With All-Star center Jalen Duren manning the middle in the starting five and third-string big man Paul Reed eminently capable of stepping into a larger role, the Pistons have fared well without Stewart this season. They’ve gone 9-3 with him out of the lineup, outscoring opponents by a stellar 11.8 points per 100 possessions with him off the floor — numbers that instill confidence that the Pistons, who enter Monday’s action with a four-game lead over the Boston Celtics for first place in the East, should be able to keep a firm grasp on their spot atop the conference with Stewart sidelined.

Even so: A Detroit team that has been a bit wobbly of late — five losses in the last eight games, including defeats to the Western power Spurs and potential Eastern playoff opponents Miami, Cleveland and Toronto — could miss Stewart’s … well, you might not call it a steadying presence, exactly. But all season long, these Pistons have won largely on the strength of their defense and physicality, and Stewart’s ability to lock down the lane has played a significant part in the development of the NBA’s No. 2 defensive unit.

Detroit opponents take just 26.3% of their field goal attempts at the rim when Stewart’s in the game, according to Cleaning the Glass — a mark that would rank second in the NBA over the course of the full season. They convert just 58.8% of those attempts in his minutes; that would be the lowest point-blank percentage in the league.

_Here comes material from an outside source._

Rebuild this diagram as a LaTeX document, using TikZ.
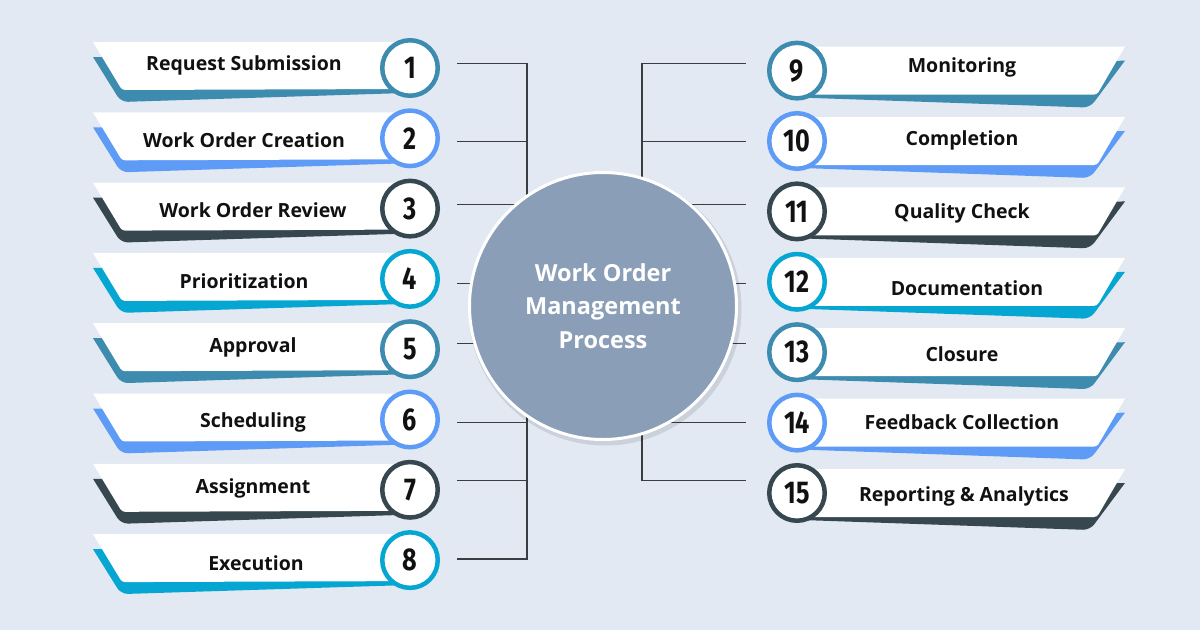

And that includes all interior tries during Stewart’s minutes. Drill down into just the ones where he himself is the closest defender, and opponents are shooting a cataclysmic 43.2% at the basket when Beef Stew contests, according to Second Spectrum — far and away the lowest mark among 233 players to guard at least 100 such up-close tries, and even stingier than last season’s 46% success rate (which ranked second in the league, behind only Chet Holmgren).

“I’m not 7-foot, I’m not 7-2, I’m not 7-3,” Stewart recently told James Herbert of CBS Sports. “The fact that I am who I am and they see me at the rim and they defer, I think it’s a respect thing. […] Not everybody’s driving in looking to score every time because of my presence and my timing on taking dunks out the air. I don’t see anybody around the league that’s an undersized center that’s able to time dunks, take dunks out the air. It does something for us. It builds momentum and it sends us heading in the right direction the other way.”

That level of interior impact, combined with Stewart’s flexibility and versatility as a switch defender on the perimeter, would make him a strong candidate for a spot on one of the two All-Defensive teams come season’s end … if he’d played enough to qualify.

While the sixth-year veteran has appeared in 55 games this season, only 49 of them “count,” under the player participation guidelines instituted before the 2023-24 season; he has played fewer than 20 minutes eight times, and the NBA only allows players to count two contests in which they played between 15 and 20 minutes toward their year-end total. As such, as Herbert noted, Stewart needed to play in every remaining Pistons game, and to play at least 20 minutes in all of them, in order to qualify for All-Defensive honors; missing Sunday’s loss to Toronto, then, eliminated him from the running.

The silver lining to that particular gray cloud: If there’s no pressing reason to keep sending Stewart back out there to preserve his eligibility, the Pistons can afford to use whatever time they need over the next month to get him right. Detroit can proceed with caution in managing an injury that has become one of the NBA’s most common and most daunting, in hopes of ensuring that Stewart — who missed the final five games of Detroit’s 2025 NBA playoffs loss to the New York Knicks with a right knee injury — can stay on the court this postseason.

“It’s something we’re going to take time with,” Bickerstaff said Sunday. “Those are things you don’t want to mess around with. I can’t give you a timeline because we’ll always try to see how he responds. The most important thing for us is that he gets well, so we’ll take our time and make sure that he’s well.”